US Dollar Climbs Higher Against Canadian Dollar as Oil Falls
- Crude oil correlation with Canadian dollar continues
- Oil market suffering from a severe lack of demand
- Americans producing more than enough to cover their needs
- Coronavirus fears drive money away from commodities and into treasuries
There is a near-absolute correlation between the CAD and crude oil. While the US dollar has continued to see strength against the Canadian dollar, the oil markets are very soft and tentative. Ultimately, both markets will continue to see a lot of volatility, but they are starting to get stretched.
The US dollar can continue to strengthen overall, as has been the case for some time now. What is interesting here is that the Canadian dollar is often used as a proxy for the crude oil markets, and that’s exactly what is being seen here.
Crude oil suffers from low demand
Crude oil markets have struggled for some time. The last couple of weeks have been brutal on not only the West Texas Intermediate market, but also Brent markets. The West Texas Intermediate Crude oil market has fallen down from $65 to $52.50 per barrel.
It is very likely that this market is trying to find some support as it extends from the $52.50 level down to $50.00. This correlates quite nicely with the USD/CAD pair, which is starting to rush towards what looks to be a resistance barrier.
Coronavirus effects on commodities
The coronavirus coming out of China continues to have people rushing towards safety, which means dumping commodities such as crude oil. This market worries about whether or not there will be demand due to the fact that China may well slow down.

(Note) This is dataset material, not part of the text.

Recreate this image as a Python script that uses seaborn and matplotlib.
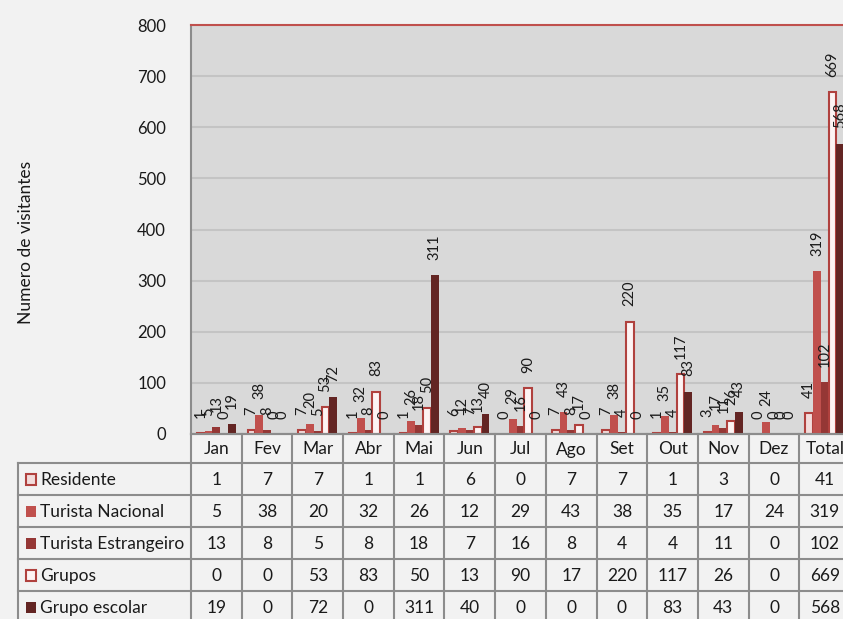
import pandas as pd
import matplotlib.pyplot as plt
import seaborn as sns
from matplotlib.patches import Rectangle

meses = ["Jan", "Fev", "Mar", "Abr", "Mai", "Jun", "Jul", "Ago", "Set", "Out", "Nov", "Dez", "Total"]
tipos = ["Residente", "Turista Nacional", "Turista Estrangeiro", "Grupos", "Grupo escolar"]
residente = [1, 7, 7, 1, 1, 6, 0, 7, 7, 1, 3, 0, 41]
turista_nacional = [5, 38, 20, 32, 26, 12, 29, 43, 38, 35, 17, 24, 319]
turista_estrangeiro = [13, 8, 5, 8, 18, 7, 16, 8, 4, 4, 11, 0, 102]
grupos = [0, 0, 53, 83, 50, 13, 90, 17, 220, 117, 26, 0, 669]
grupo_escolar = [19, 0, 72, 0, 311, 40, 0, 0, 0, 83, 43, 0, 568]

series = [residente, turista_nacional, turista_estrangeiro, grupos, grupo_escolar]
cores = ["#F2DCDB", "#C0504D", "#953735", "#FDF3F3", "#632523"]
bordas = ["#B0413E", None, None, "#B0413E", None]

linhas = []
for tipo, vals in zip(tipos, series):
    for m, v in zip(meses, vals):
        linhas.append({"mes": m, "tipo": tipo, "valor": v})
df = pd.DataFrame(linhas)

fundo = "#F2F2F2"
plt.rcParams["font.family"] = ["Lato", "DejaVu Sans"]

W, H = 843, 619
fig = plt.figure(figsize=(W / 100, H / 100), dpi=100, facecolor=fundo)

# eixo das barras (a coluna Total fica cortada a direita, como no original)
col = 50.7
x_esq, y_topo, y_zero = 191, 25, 434
ax = fig.add_axes([x_esq / W, (H - y_zero) / H, 13 * col / W, (y_zero - y_topo) / H])
ax.set_facecolor("#D9D9D9")

sns.barplot(data=df, x="mes", y="valor", hue="tipo", order=meses, hue_order=tipos,
            palette=cores, saturation=1, width=0.77, legend=False, ax=ax, zorder=3)

for c, vals, borda in zip(ax.containers, series, bordas):
    if borda:
        for p, v in zip(c, vals):
            p.set_edgecolor(borda)
            p.set_linewidth(1.5 if v > 0 else 0)
    else:
        for p in c:
            p.set_linewidth(0)
    ax.bar_label(c, labels=[str(v) for v in vals], rotation=90, padding=11,
                 fontsize=10.5, color="#1a1a1a")

ax.set_ylim(0, 800)
ax.set_xlim(-0.5, 12.5)
ax.set_yticks(range(0, 801, 100))
ax.yaxis.grid(True, color="#C4C4C4", linewidth=1.5, zorder=0)
ax.set_axisbelow(True)
ax.tick_params(axis="y", length=0, pad=18, labelsize=12, colors="#1a1a1a")
ax.tick_params(axis="x", length=0)
ax.set_xticklabels([])
ax.set_xlabel("")
ax.set_ylabel("")
for lado in ["top", "right"]:
    ax.spines[lado].set_color("#C0504D")
    ax.spines[lado].set_linewidth(1.5)
ax.spines["left"].set_color("#8C8C8C")
ax.spines["left"].set_linewidth(1.5)
ax.spines["bottom"].set_color("#8C8C8C")
ax.spines["bottom"].set_linewidth(1.5)

fig.text(26 / W, 1 - 242 / H, "Numero de visitantes", rotation=90,
         ha="center", va="center", fontsize=12.5, color="#1a1a1a")

# tabela de dados por baixo do grafico
x_tab = 18
linhas_y = [0, 29, 61, 93, 125, 157, 189]
x0 = -0.5 - (x_esq - x_tab) / col
tax = fig.add_axes([x_tab / W, (H - y_zero - linhas_y[-1]) / H,
                    (x_esq + 13 * col - x_tab) / W, linhas_y[-1] / H])
tax.set_xlim(x0, 12.5)
tax.set_ylim(linhas_y[-1], 0)
tax.axis("off")

cor_linha = "#8C8C8C"
for i in range(14):
    tax.plot([i - 0.5, i - 0.5], [0, linhas_y[-1]], color=cor_linha, lw=1.5, clip_on=False)
tax.plot([x0, x0], [linhas_y[1], linhas_y[-1]], color=cor_linha, lw=1.5, clip_on=False)
tax.plot([-0.5, 12.5], [0, 0], color=cor_linha, lw=1.5, clip_on=False)
for yy in linhas_y[1:]:
    tax.plot([x0, 12.5], [yy, yy], color=cor_linha, lw=1.5, clip_on=False)

for i, m in enumerate(meses):
    tax.text(i, (linhas_y[0] + linhas_y[1]) / 2 + 1, m, ha="center", va="center",
             fontsize=12.5, color="#1a1a1a")

for r, (tipo, vals, cor, borda) in enumerate(zip(tipos, series, cores, bordas)):
    yc = (linhas_y[r + 1] + linhas_y[r + 2]) / 2 + 1
    tax.add_patch(Rectangle((x0 + 8 / col, yc - 6), 10 / col, 11,
                            facecolor=cor, edgecolor=borda if borda else cor,
                            lw=1.5 if borda else 0))
    tax.text(x0 + 22 / col, yc, tipo, ha="left", va="center", fontsize=12.5, color="#1a1a1a")
    for i, v in enumerate(vals):
        tax.text(i, yc, str(v), ha="center", va="center", fontsize=12.5, color="#1a1a1a")

fig.savefig("out.png", dpi=100, facecolor=fundo)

If that is going to be the case, then it will take another one of the major players out of the equation, or at least bring down the demand from that player.

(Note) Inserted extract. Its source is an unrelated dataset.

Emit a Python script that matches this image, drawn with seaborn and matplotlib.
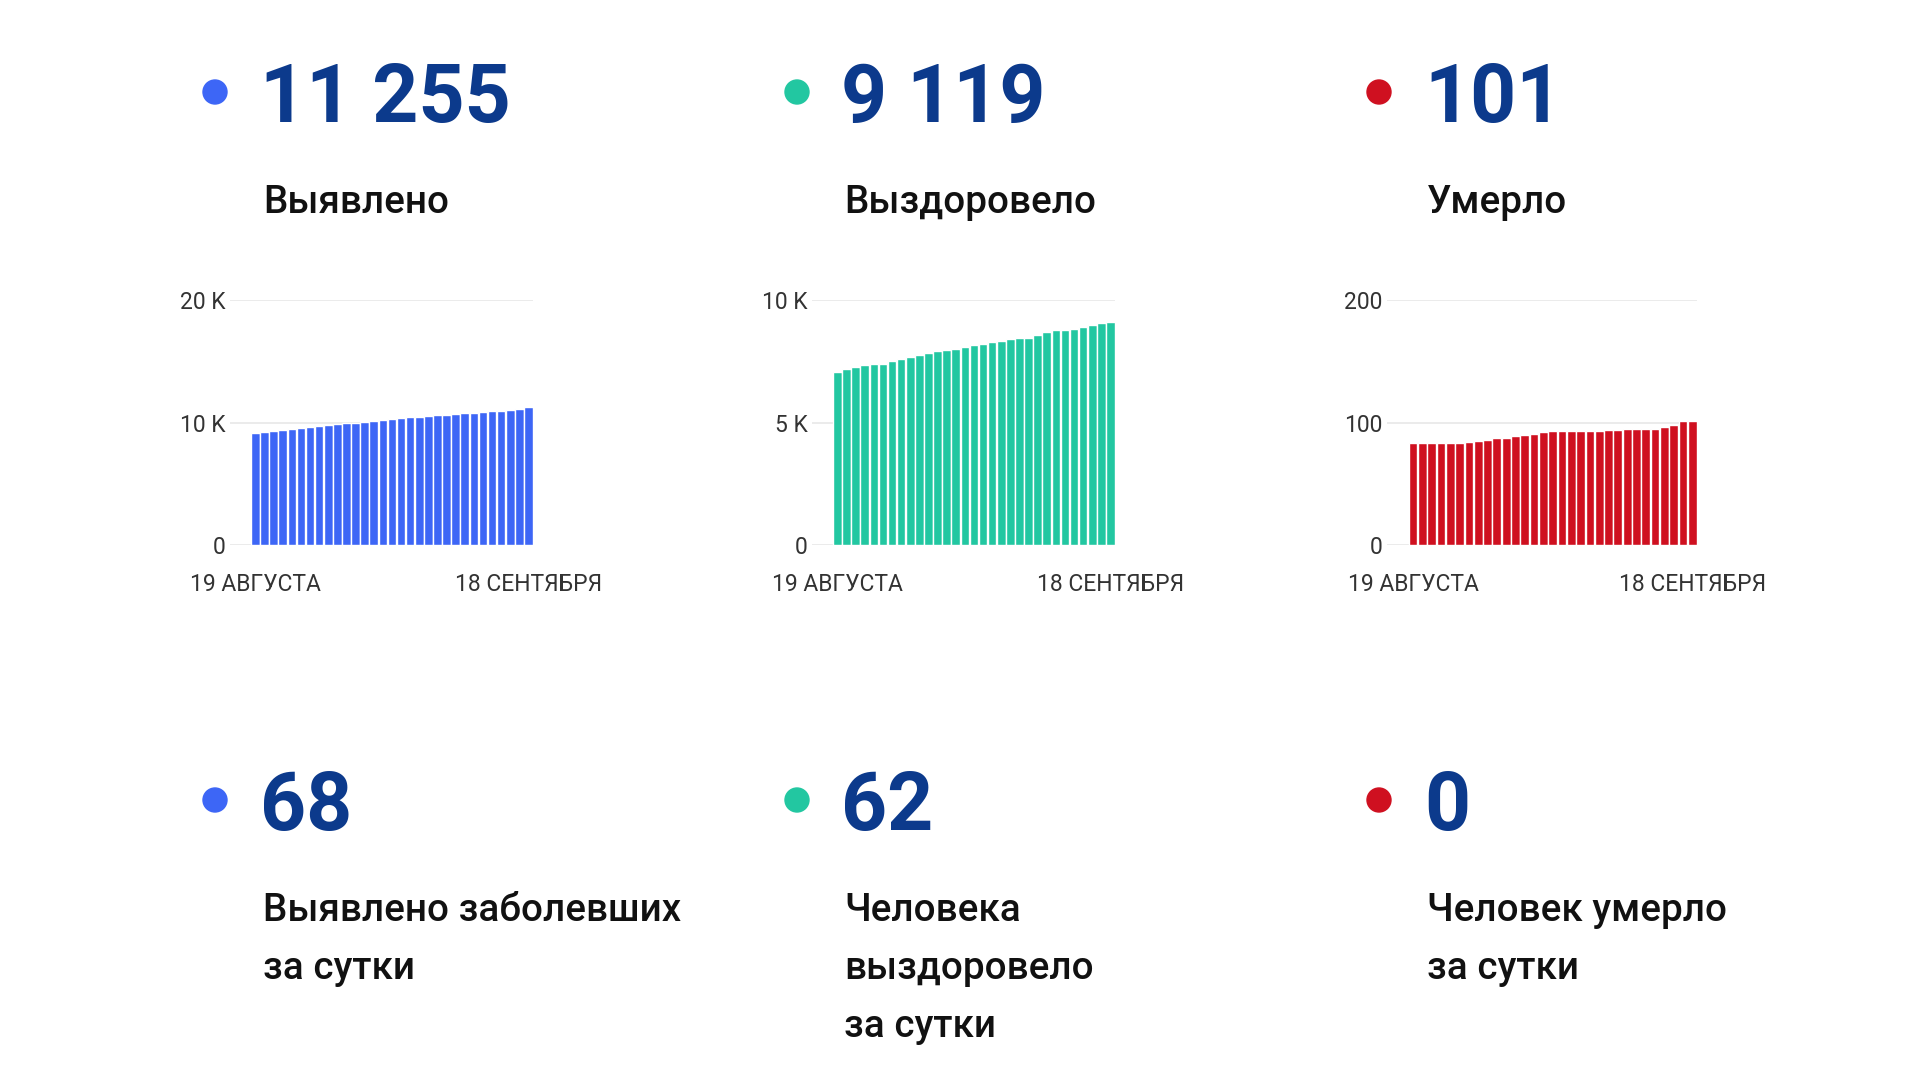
import matplotlib
matplotlib.use("Agg")
import matplotlib.pyplot as plt
from matplotlib.patches import Ellipse
import seaborn as sns
import pandas as pd

sns.set_theme(style="white")
plt.rcParams['font.family'] = ['Roboto', 'DejaVu Sans']

# ---- data ----
days = [d.strftime("%d.%m") for d in pd.date_range("2020-08-19", "2020-09-18")]
date_labels = ["19 АВГУСТА", "18 СЕНТЯБРЯ"]

detected = [9180, 9260, 9330, 9400, 9470, 9540, 9630, 9720, 9790, 9860,
            9930, 10000, 10080, 10160, 10240, 10320, 10370, 10420, 10470, 10520,
            10580, 10640, 10690, 10740, 10800, 10860, 10910, 10960, 11020, 11120,
            11255]
recovered = [7080, 7190, 7270, 7360, 7370, 7400, 7490, 7600, 7690, 7750,
             7840, 7900, 7960, 8010, 8080, 8150, 8220, 8290, 8340, 8400,
             8450, 8450, 8560, 8700, 8780, 8790, 8820, 8900, 8990, 9070,
             9119]
died = [83, 83, 83, 83, 83, 83, 84, 85, 86, 87,
        87, 89, 90, 91, 92, 93, 93, 93, 93, 93,
        93, 94, 94, 95, 95, 95, 95, 96, 98, 101,
        101]

totals = ["11 255", "9 119", "101"]
total_titles = ["Выявлено", "Выздоровело", "Умерло"]
daily = ["68", "62", "0"]
daily_titles = [["Выявлено заболевших", "за сутки"],
                ["Человека", "выздоровело", "за сутки"],
                ["Человек умерло", "за сутки"]]

colors = ["#3d66f6", "#22c7a1", "#cf1020"]
navy = "#0c3a8c"

y_limits = [20000, 10000, 200]
y_ticks = [[0, 10000, 20000], [0, 5000, 10000], [0, 100, 200]]
y_ticklabels = [["0", "10 K", "20 K"], ["0", "5 K", "10 K"], ["0", "100", "200"]]

# ---- layout (pixels) ----
W, H = 1920, 1080
fig = plt.figure(figsize=(19.2, 10.8), dpi=100)
fig.patch.set_facecolor("white")

dot_x = [215, 797, 1379]
text_x = [264, 845, 1428]
axes_px = [(230, 533), (812, 1115), (1387, 1697)]
ax_top, ax_bottom = 300, 545

series = [detected, recovered, died]

def fx(x):
    return x / W

def fy(y):
    return 1 - y / H

for i in range(3):
    # dots
    for cy in (92, 800):
        fig.patches.append(Ellipse((fx(dot_x[i]), fy(cy)), 24 / W, 24 / H,
                                   transform=fig.transFigure, color=colors[i],
                                   zorder=5))
    fig.text(fx(text_x[i] - 4), fy(122), totals[i], fontsize=58, fontweight="bold",
             color=navy, va="baseline", ha="left")
    fig.text(fx(text_x[i] - 1), fy(213), total_titles[i], fontsize=27.8, fontweight="medium",
             color="#111111", va="baseline", ha="left")
    fig.text(fx(text_x[i] - 4), fy(830), daily[i], fontsize=58, fontweight="bold",
             color=navy, va="baseline", ha="left")
    for j, line in enumerate(daily_titles[i]):
        fig.text(fx(text_x[i] - 1), fy(921 + 58 * j), line, fontsize=27.8, fontweight="medium",
                 color="#111111", va="baseline", ha="left")

    # charts
    l, r = axes_px[i]
    ax = fig.add_axes([fx(l), fy(ax_bottom), (r - l) / W, (ax_bottom - ax_top) / H])
    df = pd.DataFrame({"day": days, "value": series[i]})
    sns.barplot(data=df, x="day", y="value", color=colors[i], width=0.94,
                saturation=1, ax=ax, zorder=3)
    ax.set_xlim(-2.8, len(days) - 0.5)
    ax.set_ylim(0, y_limits[i])
    ax.set_yticks(y_ticks[i])
    ax.set_yticklabels(y_ticklabels[i], fontsize=16.5, color="#333333")
    ax.set_xticks([0, len(days) - 1])
    ax.set_xticklabels(date_labels, fontsize=16.5, color="#333333")
    ax.tick_params(axis="y", length=0, pad=3)
    ax.tick_params(axis="x", length=0, pad=20)
    ax.set_xlabel("")
    ax.set_ylabel("")
    for s in ax.spines.values():
        s.set_visible(False)
    ax.grid(axis="y", color="#e8e8e8", linewidth=1.2, zorder=0)
    ax.grid(axis="x", visible=False)
    ax.set_facecolor("none")

fig.savefig("out.png", dpi=100, facecolor="white")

The United States dollar gets a boost due to the fact that the US Treasury markets will attract money for their safety element. This is one of the most commonplace markets for traders to get involved in. It is considered to be a “cash equivalent” for larger funds, so money continues to drive into that area.
Technical analysis for the USD/CAD
The charts show the near-absolute correlation between crude oil and the USD/CAD. The currency pair has the 1.33 level above looking like potential resistance, as we have now broken above the top of the shooting star from the previous session on Thursday.
With that being said, there is a ton of resistance between here and the 1.3350 level, so a reversal is very likely. This will be further exacerbated if the WTI Crude Oil market can bounce from this general vicinity.
There is an area where market participants could see some type of reversal, and both of these markets are approaching those levels rather quickly. Ultimately, they are both getting slightly overextended, so a relief rally for both crude oil and the Canadian dollar could be imminent.